Task objective | In the listing below, locate the lines that hold "chart" and copy them.

[Items from a dataset]

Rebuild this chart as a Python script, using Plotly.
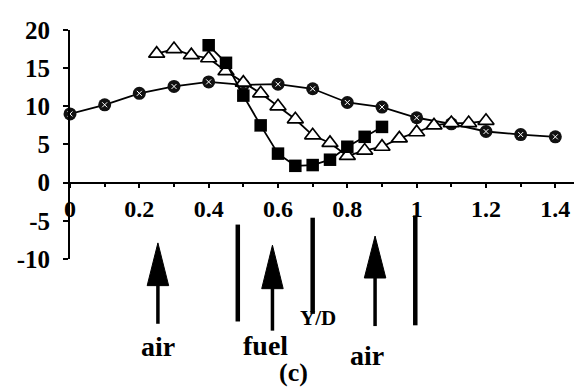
import plotly.graph_objects as go

# ---- data ----
circ_x = [0.0, 0.1, 0.2, 0.3, 0.4, 0.5, 0.6, 0.7, 0.8, 0.9, 1.0, 1.1, 1.2, 1.3, 1.4]
circ_y = [9.0, 10.2, 11.7, 12.6, 13.2, 12.8, 12.9, 12.3, 10.5, 9.9, 8.5, 7.7, 6.7, 6.3, 6.0]

tri_x = [0.25, 0.30, 0.35, 0.40, 0.45, 0.50, 0.55, 0.60, 0.65, 0.70,
         0.75, 0.80, 0.85, 0.90, 0.95, 1.00, 1.05, 1.10, 1.15, 1.20]
tri_y = [16.9, 17.5, 16.7, 16.3, 14.6, 13.1, 11.7, 10.0, 8.3, 6.2,
         5.2, 3.5, 4.2, 4.7, 5.8, 6.6, 7.5, 7.8, 7.8, 8.1]

sq_x = [0.40, 0.45, 0.50, 0.55, 0.60, 0.65, 0.70, 0.75, 0.80, 0.85, 0.90]
sq_y = [18.0, 15.7, 11.4, 7.5, 3.8, 2.2, 2.3, 3.0, 4.7, 6.0, 7.3]

x_ticks = [0, 0.2, 0.4, 0.6, 0.8, 1.0, 1.2, 1.4]
x_ticktext = ["0", "0.2", "0.4", "0.6", "0.8", "1", "1.2", "1.4"]
y_ticks = [-10, -5, 0, 5, 10, 15, 20]
y_ticktext = ["-10", "-5", "0", "5", "10", "15", "20"]

# flow-direction annotations below the axis
arrow_x = [0.2536, 0.584, 0.880]
arrow_labels = ["air", "fuel", "air"]
bar_x = [0.484, 0.700, 0.996]

# ---- layout constants ----
W, H = 582, 389
ML, MR, MT, MB = 62, 0, 22, 0
Y_RANGE = [-10, 20]
X_RANGE = [0, 1.5]
plot_h = H - MT - MB
d0 = 1 - (260 - MT) / plot_h          # main plot occupies pixel rows 22..260
y_span = Y_RANGE[1] - Y_RANGE[0]
y2_low = Y_RANGE[0] - d0 * y_span / (1 - d0)   # same unit scale for decoration axis
xaxis_pos = d0 + (0 - Y_RANGE[0]) / y_span * (1 - d0)

# decoration geometry (in y units of the same scale)
arrow_tip = [-7.9, -8.2, -7.0]
arrow_base = [-13.5, -13.9, -12.5]
arrow_tail = [-18.5, -19.4, -18.8]
head_half = 0.031
bar_top = [-5.5, -4.6, -4.3]
bar_bot = [-18.2, -17.2, -18.7]
label_y = [-21.5, -21.3, -22.7]
label_dx = [0.0, -0.02, -0.022]

SERIF = "Liberation Serif, Times New Roman, serif"
fig = go.Figure()

LW = 1.8
fig.add_trace(go.Scatter(x=circ_x, y=circ_y, mode="lines+markers",
                         line=dict(color="black", width=LW),
                         marker=dict(symbol="circle", size=13, color="#111111",
                                     line=dict(width=0)),
                         showlegend=False, cliponaxis=False))
fig.add_trace(go.Scatter(x=circ_x, y=circ_y, mode="markers",
                         marker=dict(symbol="x-thin", size=5,
                                     line=dict(color="white", width=1)),
                         showlegend=False, cliponaxis=False, hoverinfo="skip"))
fig.add_trace(go.Scatter(x=tri_x, y=tri_y, mode="lines+markers",
                         line=dict(color="black", width=LW),
                         marker=dict(symbol="triangle-up", size=14, color="white",
                                     line=dict(color="black", width=1.7)),
                         showlegend=False, cliponaxis=False))
fig.add_trace(go.Scatter(x=sq_x, y=sq_y, mode="lines+markers",
                         line=dict(color="black", width=LW),
                         marker=dict(symbol="square", size=12.5, color="black",
                                     line=dict(width=0)),
                         showlegend=False, cliponaxis=False))

# decorations in the lower subplot (x shared, y2 same scale)
for bx, bt, bb in zip(bar_x, bar_top, bar_bot):
    fig.add_trace(go.Scatter(x=[bx, bx], y=[bb, bt], xaxis="x", yaxis="y2",
                             mode="lines", line=dict(color="black", width=4.5),
                             showlegend=False, hoverinfo="skip"))
for ax_, tip, base, tail in zip(arrow_x, arrow_tip, arrow_base, arrow_tail):
    fig.add_trace(go.Scatter(x=[ax_, ax_], y=[tail, base + 0.5], xaxis="x", yaxis="y2",
                             mode="lines", line=dict(color="black", width=3.5),
                             showlegend=False, hoverinfo="skip"))
    fig.add_trace(go.Scatter(x=[ax_ - head_half, ax_, ax_ + head_half, ax_ - head_half],
                             y=[base, tip, base, base], xaxis="x", yaxis="y2",
                             mode="lines", fill="toself", fillcolor="black",
                             line=dict(color="black", width=1),
                             showlegend=False, hoverinfo="skip"))

for ax_, lab, ly, dx in zip(arrow_x, arrow_labels, label_y, label_dx):
    fig.add_annotation(x=ax_ + dx, y=ly, xref="x", yref="y2", text="<b>%s</b>" % lab,
                       showarrow=False, font=dict(family=SERIF, size=28, color="black"))
fig.add_annotation(x=0.715, y=-17.8, xref="x", yref="y2", text="<b>Y/D</b>",
                   showarrow=False, font=dict(family=SERIF, size=21, color="black"))
fig.add_annotation(x=0.646, y=-24.9, xref="x", yref="y2", text="<b>(c)</b>",
                   showarrow=False, font=dict(family=SERIF, size=26, color="black"))

XTICKFONT = dict(family=SERIF, size=24, color="black", weight="bold")
YTICKFONT = dict(family=SERIF, size=25, color="black", weight="bold")
fig.update_layout(
    width=W, height=H,
    margin=dict(l=ML, r=MR, t=MT, b=MB, pad=0),
    paper_bgcolor="white", plot_bgcolor="rgba(0,0,0,0)",
    showlegend=False,
    xaxis=dict(range=X_RANGE, domain=[0, 1], anchor="free", position=xaxis_pos,
               showgrid=False, zeroline=False, showline=True, linecolor="black",
               linewidth=2, tickvals=x_ticks, ticktext=x_ticktext,
               ticks="outside", ticklen=4, tickwidth=1.5, tickcolor="black",
               minor=dict(dtick=0.1, ticks="outside", ticklen=3, tickcolor="black"),
               ticklabelstandoff=1, tickfont=XTICKFONT),
    yaxis=dict(range=Y_RANGE, domain=[d0, 1], anchor="x",
               showgrid=False, zeroline=False, showline=True, linecolor="black",
               linewidth=2, tickvals=y_ticks, ticktext=y_ticktext, ticks="outside",
               ticklen=5, tickwidth=1.5, tickcolor="black", ticklabelstandoff=8,
               tickfont=YTICKFONT),
    yaxis2=dict(range=[y2_low, Y_RANGE[1]], domain=[0, 1], anchor="x",
                visible=False, showgrid=False, zeroline=False),
)

fig.write_html("out.html")
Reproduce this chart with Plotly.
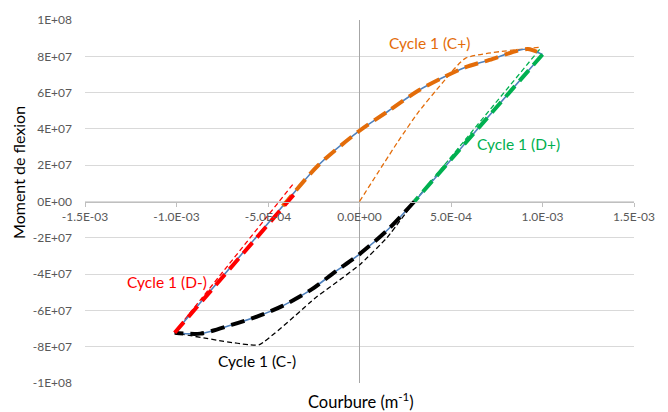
import plotly.graph_objects as go

# ---- data (curvature in m^-1, moment) ----
upper_x = [-1.01e-3, -0.39e-3, -0.225e-3, 0.0, 0.16e-3, 0.32e-3, 0.45e-3, 0.58e-3, 0.71e-3, 0.86e-3, 0.92e-3, 1.0e-3]
upper_y = [-7.23e7, 0.1e7, 2.0e7, 3.9e7, 5.0e7, 6.1e7, 6.8e7, 7.4e7, 7.8e7, 8.3e7, 8.4e7, 8.1e7]
lower_x = [1.0e-3, 0.65e-3, 0.30e-3, 0.16e-3, 0.0, -0.13e-3, -0.27e-3, -0.42e-3, -0.55e-3, -0.70e-3, -0.87e-3, -1.01e-3]
lower_y = [8.1e7, 4.05e7, 0.0, -1.5e7, -2.9e7, -3.85e7, -4.9e7, -5.75e7, -6.3e7, -6.8e7, -7.28e7, -7.23e7]

cplus_x = [-0.42e-3, -0.39e-3, -0.225e-3, 0.0, 0.16e-3, 0.32e-3, 0.45e-3, 0.58e-3, 0.71e-3, 0.86e-3, 0.92e-3, 0.97e-3]
cplus_y = [-0.25e7, 0.1e7, 2.0e7, 3.9e7, 5.0e7, 6.1e7, 6.8e7, 7.4e7, 7.8e7, 8.3e7, 8.4e7, 8.25e7]
cplus_model_x = [0.0, 0.21e-3, 0.32e-3, 0.45e-3, 0.58e-3, 0.99e-3]
cplus_model_y = [0.0, 3.3e7, 4.9e7, 6.5e7, 7.9e7, 8.5e7]

dplus_x = [1.0e-3, 0.30e-3]
dplus_y = [8.1e7, 0.0]
dplus_model_x = [0.30e-3, 0.99e-3]
dplus_model_y = [0.0, 8.45e7]

cminus_x = [0.30e-3, 0.16e-3, 0.0, -0.13e-3, -0.27e-3, -0.42e-3, -0.55e-3, -0.70e-3, -0.87e-3, -1.01e-3]
cminus_y = [0.0, -1.5e7, -2.9e7, -3.85e7, -4.9e7, -5.75e7, -6.3e7, -6.8e7, -7.28e7, -7.23e7]
cminus_model_x = [0.30e-3, 0.15e-3, 0.0, -0.24e-3, -0.55e-3, -1.01e-3]
cminus_model_y = [0.0, -2.0e7, -3.5e7, -5.3e7, -7.9e7, -7.23e7]

dminus_x = [-1.01e-3, -0.34e-3]
dminus_y = [-7.23e7, 0.6e7]
dminus_model_x = [-1.01e-3, -0.36e-3]
dminus_model_y = [-7.2e7, 1.0e7]

x_ticks = [-1.5e-3, -1.0e-3, -0.5e-3, 0.0, 0.5e-3, 1.0e-3, 1.5e-3]
x_ticktext = ["-1.5E-03", "-1.0E-03", "-5.0E-04", "0.0E+00", "5.0E-04", "1.0E-03", "1.5E-03"]
y_ticks = [1e8, 8e7, 6e7, 4e7, 2e7, 0, -2e7, -4e7, -6e7, -8e7, -1e8]
y_ticktext = ["1E+08", "8E+07", "6E+07", "4E+07", "2E+07", "0E+00", "-2E+07", "-4E+07", "-6E+07", "-8E+07", "-1E+08"]

labels = ["Cycle 1 (C+)", "Cycle 1 (D+)", "Cycle 1 (D-)", "Cycle 1 (C-)"]
label_x = [0.38e-3, 0.87e-3, -1.05e-3, -0.56e-3]
label_y = [8.75e7, 3.15e7, -4.45e7, -8.8e7]
label_colors = ["#E36C09", "#00B050", "#FF0000", "#000000"]

FONT = "Lato"
BLUE = "#4F81BD"
ORANGE = "#E36C09"
GREEN = "#00B050"
RED = "#FF0000"
BLACK = "#000000"

fig = go.Figure()

thin = dict(width=1.3, dash="5px,3px")
thick = dict(width=4, dash="14px,7px")

fig.add_trace(go.Scatter(x=cplus_model_x, y=cplus_model_y, mode="lines",
                         line=dict(color=ORANGE, shape="spline", smoothing=0.5, **thin)))
fig.add_trace(go.Scatter(x=dplus_model_x, y=dplus_model_y, mode="lines", line=dict(color=GREEN, **thin)))
fig.add_trace(go.Scatter(x=cminus_model_x, y=cminus_model_y, mode="lines",
                         line=dict(color=BLACK, shape="spline", smoothing=0.3, **thin)))
fig.add_trace(go.Scatter(x=dminus_model_x, y=dminus_model_y, mode="lines", line=dict(color=RED, **thin)))

fig.add_trace(go.Scatter(x=upper_x, y=upper_y, mode="lines",
                         line=dict(color=BLUE, width=1.6, shape="spline", smoothing=0.8)))
fig.add_trace(go.Scatter(x=lower_x, y=lower_y, mode="lines",
                         line=dict(color=BLUE, width=1.6, shape="spline", smoothing=0.8)))

fig.add_trace(go.Scatter(x=cplus_x, y=cplus_y, mode="lines",
                         line=dict(color=ORANGE, shape="spline", smoothing=0.8, **thick)))
fig.add_trace(go.Scatter(x=dplus_x, y=dplus_y, mode="lines", line=dict(color=GREEN, **thick)))
fig.add_trace(go.Scatter(x=cminus_x, y=cminus_y, mode="lines",
                         line=dict(color=BLACK, shape="spline", smoothing=0.8, **thick)))
fig.add_trace(go.Scatter(x=dminus_x, y=dminus_y, mode="lines", line=dict(color=RED, **thick)))

for t, lx, ly, c in zip(labels, label_x, label_y, label_colors):
    fig.add_annotation(x=lx, y=ly, text=t, showarrow=False, xref="x", yref="y",
                       font=dict(family=FONT, size=15.5, color=c))

fig.add_annotation(x=0.502, y=-0.049, xref="paper", yref="paper", text="Courbure (m<sup>-1</sup>)",
                   showarrow=False, yanchor="middle", font=dict(family=FONT, size=16.5, color="#000000"))
fig.add_annotation(x=-0.12, y=0.579, xref="paper", yref="paper", text="Moment de flexion",
                   showarrow=False, textangle=-90, xanchor="center", yanchor="middle",
                   font=dict(family=FONT, size=16, color="#000000"))

fig.update_layout(
    width=668, height=412,
    margin=dict(l=85, r=34, t=15, b=29),
    paper_bgcolor="white", plot_bgcolor="white",
    showlegend=False,
    xaxis=dict(range=[-1.5e-3, 1.5e-3], tickvals=x_ticks, ticktext=x_ticktext,
               showgrid=False, zeroline=True, zerolinecolor="#A6A6A6", zerolinewidth=1,
               showline=True, linecolor="#BFBFBF", linewidth=1,
               anchor="free", position=0.5,
               ticks="outside", ticklen=4, tickcolor="#BFBFBF",
               tickfont=dict(family=FONT, size=12, color="#595959")),
    yaxis=dict(range=[-1e8, 1e8], tickvals=y_ticks, ticktext=y_ticktext,
               showgrid=True, gridcolor="#D9D9D9", gridwidth=1, zeroline=False,
               showline=False, ticks="", ticklabelstandoff=12,
               tickfont=dict(family=FONT, size=12, color="#595959")),
)

fig.write_html("out.html")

Response |
Rebuild this chart as a Python script, using Plotly.
Reproduce this chart with Plotly.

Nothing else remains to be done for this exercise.